Project 2 is a slightly more structured linkage design and analysis problem that requires the student to both synthesize multiple possible solutions and analyze them for position, velocity, and acceleration. (Chaps 4, 5, 6, 7). (cf.: Grandma2, Tennis, Horseback) Often, human factors are brought in by requiring the device to carry humans at high speeds or accelerations. Programs Fourbar, Fivebar, and Sixbar (included with the text) are used for this project to allow the student to quickly iterate to a viable solution. If conscientiously done this can result in the student attaining an improved understanding of the theory and analytical techniques involved. This is usually an individual project assignment.
Project 3 is a more structured cam design problem and requires use of program Dynacam (included with the text). These projects are often actual industrial problems and allow the student to do some realistic analysis including forces and torques when designing a cam and follower system. (cf.: Cannoli, PBJ, PickPlc1) This is usually a group project assignment.
Project 4 in the sequence (actually Project 1 in ME3311) is similar to project 2 but adds the requirement of force, torque and balancing analysis to the design of a linkage mechanism to solve an unstructured problem. (cf.: Chopper, Antigrav, Paintshk) Minimization of shaking forces and torques is often sought. Program Fourbar and Dynafour are the tools used. This is usually an individual project assignment.

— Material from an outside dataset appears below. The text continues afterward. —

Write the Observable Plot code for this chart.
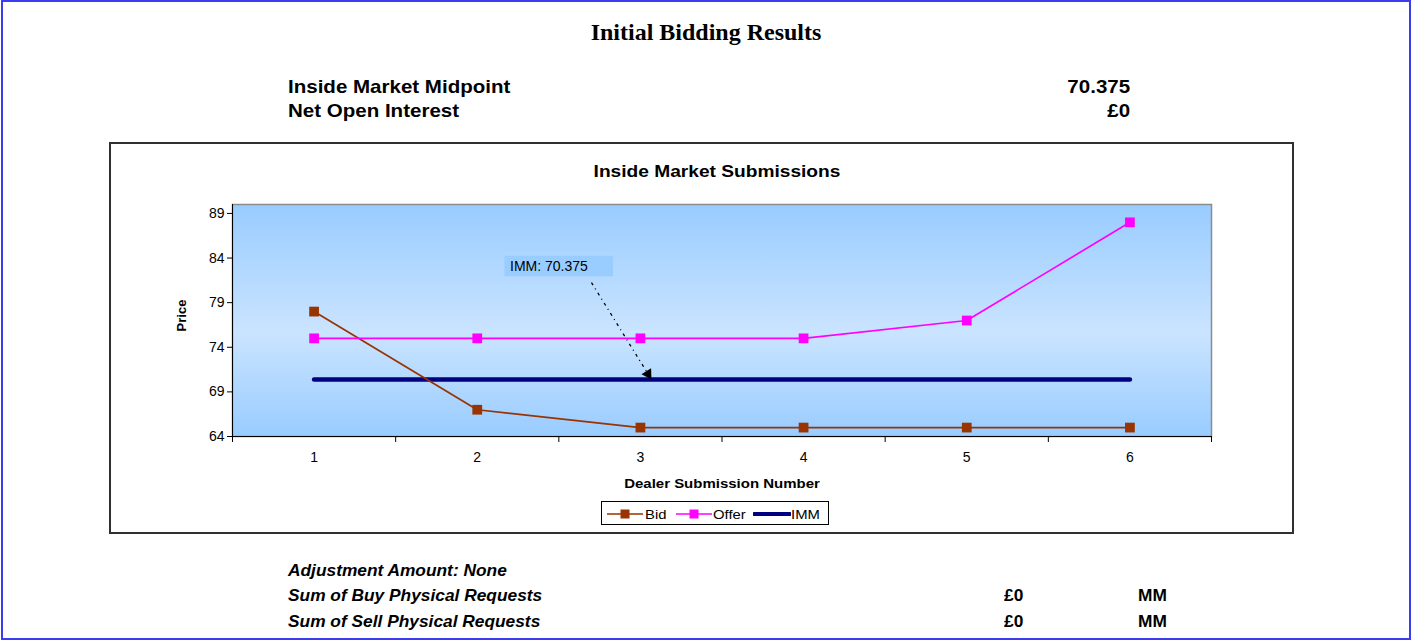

Project 5 in the sequence (actually Project 2 in ME3311) requires the design of some set of IC engines wrt their mechanical dynamics aspects. (cf.: Aircar, Boateng, Outboard) This is quite structured as the desired engine configuration is specified (inline, vee, opposed, etc.) but requires and develops a good understanding of the dynamics topics. This is usually a group project assignment.
The term project in ME3320, Design of Machine Elements, is designed to cover 6 weeks of the 7 week course. It poses a comprehensive design problem such as those outlined in Chapter 8 of the book, Machine Design. That chapter describes actual projects given in this course, some of which are also described herewith. (cf.: Bulbspray, Compress, Cycle.) This is usually a group project assignment.
I hope that this description gives the reader some idea of how my courses are organized. Please see the syllabi and project descriptions attached as well as the report specifications. The latest versions of the programs Fourbar, Fivebar, Sixbar, Slider, Dynacam, Engine and Matrix are also available to instructors who have adopted the book Design of Machinery for a course by registering online.